Great mistakes can be made in drawing expression if the artist thinks that expression means only the super-heroic, grandiose, flamboyant, or heartbreakingly sentimental pose. The expressive movements of the figure go far beyond theatricality. Natural expressions are more complex and difficult to draw than poses because they require a keener knowledge of the human character and form. Artists who resort to theatricality do not have this insight.
The best way to draw human expression is to draw the basic movements in a natural way rather than drawing the frozen extremes. Natural movement follows a certain order. Here are a few simple classifications: movements of the figure that draw the concentration inward such as thought, conflict, or sorrow; outward movements done in harmony or contrast with outside influences such as objects, other figures, or animals. There can also be an interaction between outward and inward movement. There are literally thousands of possible figurative positions that are derived from these basic movements. You and your own body are the best source of these patterns. Your development as an artist grows from your developing contact with the expressiveness that is within you.
Project: This project will help you become familiar with the problem of drawing patterns of human expression. I am going to suggest a number of specific patterns for you to draw with pencil and paper. When you draw these patterns, use the stick figure and simple egglike or rounded shapes. Concentrate on the body movements of these expressions starting with the torso as the core of the expression, the basic movements going outward from the torso into the neck, head, arms, genitals, and legs.

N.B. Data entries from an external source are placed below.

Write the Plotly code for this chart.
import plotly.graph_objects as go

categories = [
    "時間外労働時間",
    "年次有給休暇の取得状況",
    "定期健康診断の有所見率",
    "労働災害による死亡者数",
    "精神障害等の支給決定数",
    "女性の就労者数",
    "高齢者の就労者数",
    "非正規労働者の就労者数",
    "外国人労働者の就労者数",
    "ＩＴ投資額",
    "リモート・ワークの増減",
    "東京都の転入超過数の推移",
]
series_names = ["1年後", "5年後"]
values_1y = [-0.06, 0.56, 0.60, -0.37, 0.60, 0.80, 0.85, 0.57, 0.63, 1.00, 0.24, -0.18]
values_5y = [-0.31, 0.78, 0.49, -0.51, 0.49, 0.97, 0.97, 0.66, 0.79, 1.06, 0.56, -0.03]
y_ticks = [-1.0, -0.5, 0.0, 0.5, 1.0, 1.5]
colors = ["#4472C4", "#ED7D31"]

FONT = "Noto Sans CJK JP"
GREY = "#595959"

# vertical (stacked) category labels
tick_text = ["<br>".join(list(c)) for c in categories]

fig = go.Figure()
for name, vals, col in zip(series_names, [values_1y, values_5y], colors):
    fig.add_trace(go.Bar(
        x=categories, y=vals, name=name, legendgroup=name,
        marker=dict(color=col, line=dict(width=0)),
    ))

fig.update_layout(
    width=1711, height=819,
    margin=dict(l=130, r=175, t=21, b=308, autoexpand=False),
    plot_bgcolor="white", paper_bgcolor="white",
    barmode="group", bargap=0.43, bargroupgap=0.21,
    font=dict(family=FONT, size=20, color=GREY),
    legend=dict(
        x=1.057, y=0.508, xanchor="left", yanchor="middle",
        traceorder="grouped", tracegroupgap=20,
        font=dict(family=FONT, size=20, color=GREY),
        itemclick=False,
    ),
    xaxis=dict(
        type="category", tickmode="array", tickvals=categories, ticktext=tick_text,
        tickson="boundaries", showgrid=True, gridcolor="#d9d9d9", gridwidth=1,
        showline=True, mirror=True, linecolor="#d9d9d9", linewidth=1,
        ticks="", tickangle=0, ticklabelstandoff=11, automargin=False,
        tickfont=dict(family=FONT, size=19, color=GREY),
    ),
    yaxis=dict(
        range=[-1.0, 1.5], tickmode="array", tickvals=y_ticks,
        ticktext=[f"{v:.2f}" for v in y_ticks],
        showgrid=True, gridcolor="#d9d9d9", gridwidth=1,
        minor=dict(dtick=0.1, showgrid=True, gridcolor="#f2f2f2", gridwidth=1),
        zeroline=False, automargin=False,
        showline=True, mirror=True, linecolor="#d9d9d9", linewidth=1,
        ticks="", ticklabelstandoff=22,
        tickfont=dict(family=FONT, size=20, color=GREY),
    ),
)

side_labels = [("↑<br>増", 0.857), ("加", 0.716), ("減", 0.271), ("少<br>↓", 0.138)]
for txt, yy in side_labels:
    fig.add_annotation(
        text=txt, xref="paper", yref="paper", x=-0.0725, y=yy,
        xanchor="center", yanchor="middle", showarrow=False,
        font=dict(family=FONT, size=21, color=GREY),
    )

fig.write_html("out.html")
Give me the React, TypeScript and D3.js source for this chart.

Keep the drawings simple and do not attempt to draw anatomical details.
I want you to draw these emotional patterns that all start from processes within the trunk of the figure: love, hate, rage, sorrow, mildness, joy, strength, fatigue, sleep, indifference, shyness, interest, enthusiasm, guilt, pride, revulsion. Draw these states without drawing the features of the face. Use yourself as a model and act out the expressions. Pay attention to the way the body moves when you become angry or when you feel love or guilt, etc. The idea is for you to see these emotional states as kinds of movement rather than as frozen theatrical poses.
An advanced project, very difficult to do, is to draw the figure in transition from one state to another. Try it. Be sure to remember the three points I mentioned: correct shape, correct proportion, and correct position.